Requirements:
Please write out the lines of the data exactly, beginning with the first and ending with the line containing "minimum width=167pt, minimum"; leave the pictures behind.
++++++++++
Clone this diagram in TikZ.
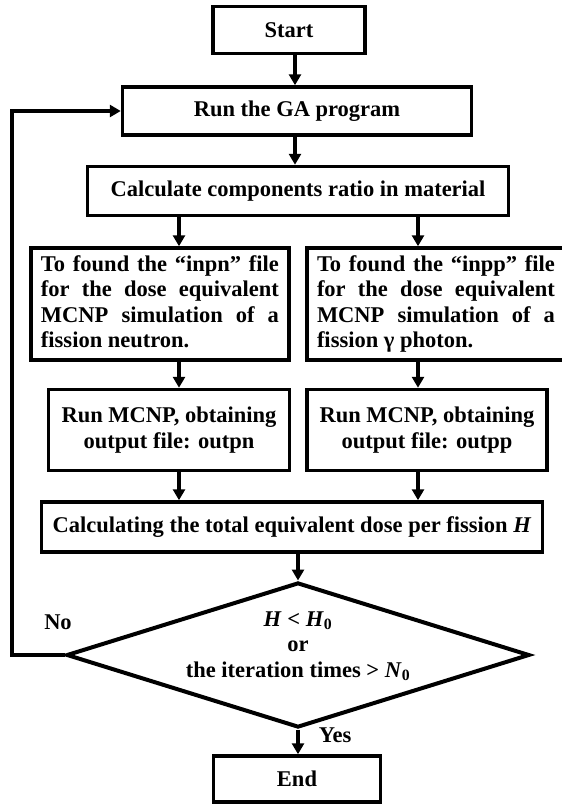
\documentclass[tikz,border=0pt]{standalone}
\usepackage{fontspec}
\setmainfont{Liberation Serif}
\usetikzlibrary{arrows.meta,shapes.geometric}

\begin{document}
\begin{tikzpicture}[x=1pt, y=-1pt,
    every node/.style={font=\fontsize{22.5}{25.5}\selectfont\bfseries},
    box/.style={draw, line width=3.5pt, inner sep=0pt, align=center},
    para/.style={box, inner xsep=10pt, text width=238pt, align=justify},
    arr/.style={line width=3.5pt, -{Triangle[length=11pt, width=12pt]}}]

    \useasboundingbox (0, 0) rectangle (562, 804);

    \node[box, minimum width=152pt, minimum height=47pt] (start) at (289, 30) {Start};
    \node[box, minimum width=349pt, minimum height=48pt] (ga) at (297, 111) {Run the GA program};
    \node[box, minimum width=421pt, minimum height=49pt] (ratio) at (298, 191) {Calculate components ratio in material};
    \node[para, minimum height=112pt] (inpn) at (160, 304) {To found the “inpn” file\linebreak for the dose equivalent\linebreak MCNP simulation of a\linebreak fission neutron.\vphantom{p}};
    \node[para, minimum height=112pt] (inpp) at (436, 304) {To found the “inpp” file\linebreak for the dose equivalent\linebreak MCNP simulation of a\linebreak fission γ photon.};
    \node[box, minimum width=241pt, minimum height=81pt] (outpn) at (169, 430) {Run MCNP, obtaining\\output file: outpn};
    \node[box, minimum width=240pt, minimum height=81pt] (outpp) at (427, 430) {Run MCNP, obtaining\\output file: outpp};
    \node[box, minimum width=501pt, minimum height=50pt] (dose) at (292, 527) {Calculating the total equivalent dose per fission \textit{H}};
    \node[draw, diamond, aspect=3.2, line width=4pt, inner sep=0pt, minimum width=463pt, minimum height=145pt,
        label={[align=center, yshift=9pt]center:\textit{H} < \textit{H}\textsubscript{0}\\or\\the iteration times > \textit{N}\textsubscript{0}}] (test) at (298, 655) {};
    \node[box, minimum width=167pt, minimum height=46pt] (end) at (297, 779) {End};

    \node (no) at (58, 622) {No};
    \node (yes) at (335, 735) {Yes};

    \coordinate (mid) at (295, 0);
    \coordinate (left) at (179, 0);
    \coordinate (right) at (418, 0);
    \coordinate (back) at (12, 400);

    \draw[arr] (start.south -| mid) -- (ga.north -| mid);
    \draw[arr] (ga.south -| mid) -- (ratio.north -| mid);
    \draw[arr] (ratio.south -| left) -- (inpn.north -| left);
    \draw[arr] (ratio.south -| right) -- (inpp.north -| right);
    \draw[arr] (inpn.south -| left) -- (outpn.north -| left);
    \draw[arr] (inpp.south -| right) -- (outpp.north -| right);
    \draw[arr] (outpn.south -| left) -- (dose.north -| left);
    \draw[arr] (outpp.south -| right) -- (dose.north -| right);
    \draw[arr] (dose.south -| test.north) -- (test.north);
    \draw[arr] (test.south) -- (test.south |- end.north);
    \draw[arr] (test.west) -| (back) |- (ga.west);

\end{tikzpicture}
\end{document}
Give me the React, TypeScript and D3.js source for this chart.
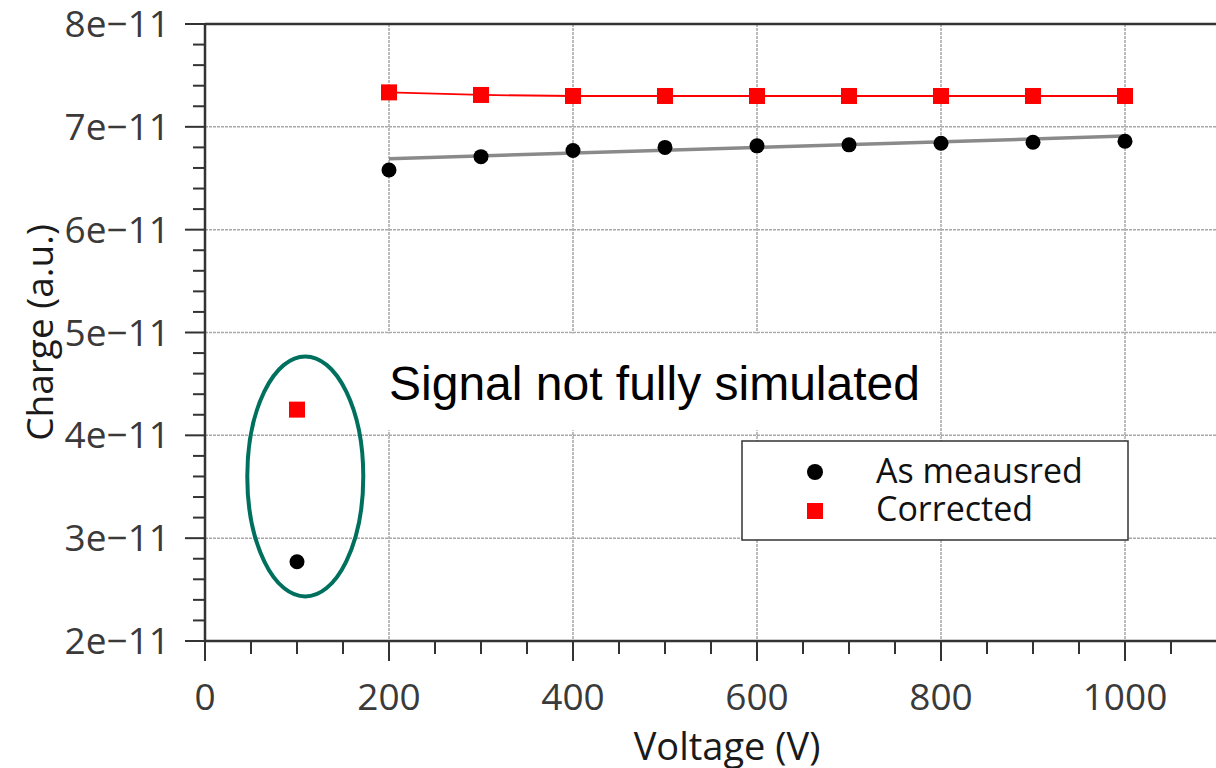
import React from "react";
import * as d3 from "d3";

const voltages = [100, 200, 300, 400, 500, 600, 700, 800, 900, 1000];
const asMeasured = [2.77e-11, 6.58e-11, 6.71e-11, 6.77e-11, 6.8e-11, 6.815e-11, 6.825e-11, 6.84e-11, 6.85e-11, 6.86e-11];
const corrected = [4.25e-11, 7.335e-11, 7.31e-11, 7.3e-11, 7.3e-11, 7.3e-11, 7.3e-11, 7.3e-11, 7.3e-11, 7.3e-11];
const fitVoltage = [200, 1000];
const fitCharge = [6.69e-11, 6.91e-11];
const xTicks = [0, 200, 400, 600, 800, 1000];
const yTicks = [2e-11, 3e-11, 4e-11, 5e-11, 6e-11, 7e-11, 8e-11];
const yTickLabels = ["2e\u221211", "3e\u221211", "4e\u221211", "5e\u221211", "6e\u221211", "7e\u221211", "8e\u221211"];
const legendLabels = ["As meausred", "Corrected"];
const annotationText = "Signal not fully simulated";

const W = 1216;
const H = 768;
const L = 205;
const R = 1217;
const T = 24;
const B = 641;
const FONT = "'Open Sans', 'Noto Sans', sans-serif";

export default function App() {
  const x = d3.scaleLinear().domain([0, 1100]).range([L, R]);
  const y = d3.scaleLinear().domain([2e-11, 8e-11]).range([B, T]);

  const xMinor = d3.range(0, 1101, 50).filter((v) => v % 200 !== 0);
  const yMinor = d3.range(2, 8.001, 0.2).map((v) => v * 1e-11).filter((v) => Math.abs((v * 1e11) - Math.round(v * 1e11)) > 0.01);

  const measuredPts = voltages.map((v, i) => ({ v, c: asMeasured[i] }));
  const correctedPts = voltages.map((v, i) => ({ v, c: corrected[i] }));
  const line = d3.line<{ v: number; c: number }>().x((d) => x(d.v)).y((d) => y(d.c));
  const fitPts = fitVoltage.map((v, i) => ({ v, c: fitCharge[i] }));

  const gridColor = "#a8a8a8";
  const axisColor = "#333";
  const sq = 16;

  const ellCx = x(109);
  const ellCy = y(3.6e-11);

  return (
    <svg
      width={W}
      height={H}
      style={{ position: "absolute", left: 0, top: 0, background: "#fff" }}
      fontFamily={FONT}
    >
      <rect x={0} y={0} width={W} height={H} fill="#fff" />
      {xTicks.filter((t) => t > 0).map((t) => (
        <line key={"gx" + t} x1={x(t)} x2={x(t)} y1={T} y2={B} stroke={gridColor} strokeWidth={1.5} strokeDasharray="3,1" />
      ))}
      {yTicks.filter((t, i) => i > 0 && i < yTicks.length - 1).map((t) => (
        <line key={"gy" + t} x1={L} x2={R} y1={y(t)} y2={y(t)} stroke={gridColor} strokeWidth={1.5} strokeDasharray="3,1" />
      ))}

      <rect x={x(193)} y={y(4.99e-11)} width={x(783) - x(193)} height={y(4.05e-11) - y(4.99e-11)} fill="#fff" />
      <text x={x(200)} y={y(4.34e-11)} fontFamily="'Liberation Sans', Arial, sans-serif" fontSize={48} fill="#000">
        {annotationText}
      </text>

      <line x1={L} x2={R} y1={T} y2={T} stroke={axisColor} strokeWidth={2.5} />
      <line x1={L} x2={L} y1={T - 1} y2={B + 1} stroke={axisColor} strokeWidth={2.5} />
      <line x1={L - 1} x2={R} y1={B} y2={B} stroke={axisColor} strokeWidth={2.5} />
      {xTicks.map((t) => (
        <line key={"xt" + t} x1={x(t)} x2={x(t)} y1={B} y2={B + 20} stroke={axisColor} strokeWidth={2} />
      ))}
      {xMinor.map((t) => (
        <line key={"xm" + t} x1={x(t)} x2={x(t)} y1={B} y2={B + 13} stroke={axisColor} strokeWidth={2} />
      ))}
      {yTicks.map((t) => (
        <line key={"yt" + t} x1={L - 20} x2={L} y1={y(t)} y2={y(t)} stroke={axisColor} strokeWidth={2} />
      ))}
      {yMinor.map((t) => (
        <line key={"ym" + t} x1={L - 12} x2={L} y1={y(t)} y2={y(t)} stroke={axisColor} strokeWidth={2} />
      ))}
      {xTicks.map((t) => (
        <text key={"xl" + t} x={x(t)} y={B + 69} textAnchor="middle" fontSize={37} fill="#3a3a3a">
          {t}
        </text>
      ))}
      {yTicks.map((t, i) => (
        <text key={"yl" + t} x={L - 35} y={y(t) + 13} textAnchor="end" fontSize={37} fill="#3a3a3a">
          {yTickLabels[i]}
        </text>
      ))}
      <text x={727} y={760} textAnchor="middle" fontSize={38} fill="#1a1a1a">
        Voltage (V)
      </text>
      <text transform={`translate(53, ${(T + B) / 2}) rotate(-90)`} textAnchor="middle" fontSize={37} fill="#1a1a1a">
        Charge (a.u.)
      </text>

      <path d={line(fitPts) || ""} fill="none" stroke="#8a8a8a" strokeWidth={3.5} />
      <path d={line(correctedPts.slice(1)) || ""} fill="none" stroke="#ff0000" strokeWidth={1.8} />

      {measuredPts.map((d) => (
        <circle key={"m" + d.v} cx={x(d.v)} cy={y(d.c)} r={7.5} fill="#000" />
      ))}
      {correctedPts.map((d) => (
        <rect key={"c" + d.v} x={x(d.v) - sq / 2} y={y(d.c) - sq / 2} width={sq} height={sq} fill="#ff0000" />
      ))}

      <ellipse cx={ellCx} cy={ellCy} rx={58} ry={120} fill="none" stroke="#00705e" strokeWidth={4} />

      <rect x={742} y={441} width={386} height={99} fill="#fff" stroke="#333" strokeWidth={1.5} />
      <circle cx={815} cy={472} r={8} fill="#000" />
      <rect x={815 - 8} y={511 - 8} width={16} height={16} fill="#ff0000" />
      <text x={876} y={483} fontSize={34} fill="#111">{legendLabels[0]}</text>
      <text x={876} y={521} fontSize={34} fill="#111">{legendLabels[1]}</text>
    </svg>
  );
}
++++++++++
Task output:
Clone this diagram in TikZ.
\documentclass[tikz,border=0pt]{standalone}
\usepackage{fontspec}
\setmainfont{Liberation Serif}
\usetikzlibrary{arrows.meta,shapes.geometric}

\begin{document}
\begin{tikzpicture}[x=1pt, y=-1pt,
    every node/.style={font=\fontsize{22.5}{25.5}\selectfont\bfseries},
    box/.style={draw, line width=3.5pt, inner sep=0pt, align=center},
    para/.style={box, inner xsep=10pt, text width=238pt, align=justify},
    arr/.style={line width=3.5pt, -{Triangle[length=11pt, width=12pt]}}]

    \useasboundingbox (0, 0) rectangle (562, 804);

    \node[box, minimum width=152pt, minimum height=47pt] (start) at (289, 30) {Start};
    \node[box, minimum width=349pt, minimum height=48pt] (ga) at (297, 111) {Run the GA program};
    \node[box, minimum width=421pt, minimum height=49pt] (ratio) at (298, 191) {Calculate components ratio in material};
    \node[para, minimum height=112pt] (inpn) at (160, 304) {To found the “inpn” file\linebreak for the dose equivalent\linebreak MCNP simulation of a\linebreak fission neutron.\vphantom{p}};
    \node[para, minimum height=112pt] (inpp) at (436, 304) {To found the “inpp” file\linebreak for the dose equivalent\linebreak MCNP simulation of a\linebreak fission γ photon.};
    \node[box, minimum width=241pt, minimum height=81pt] (outpn) at (169, 430) {Run MCNP, obtaining\\output file: outpn};
    \node[box, minimum width=240pt, minimum height=81pt] (outpp) at (427, 430) {Run MCNP, obtaining\\output file: outpp};
    \node[box, minimum width=501pt, minimum height=50pt] (dose) at (292, 527) {Calculating the total equivalent dose per fission \textit{H}};
    \node[draw, diamond, aspect=3.2, line width=4pt, inner sep=0pt, minimum width=463pt, minimum height=145pt,
        label={[align=center, yshift=9pt]center:\textit{H} < \textit{H}\textsubscript{0}\\or\\the iteration times > \textit{N}\textsubscript{0}}] (test) at (298, 655) {};
    \node[box, minimum width=167pt, minimum height=46pt] (end) at (297, 779) {End};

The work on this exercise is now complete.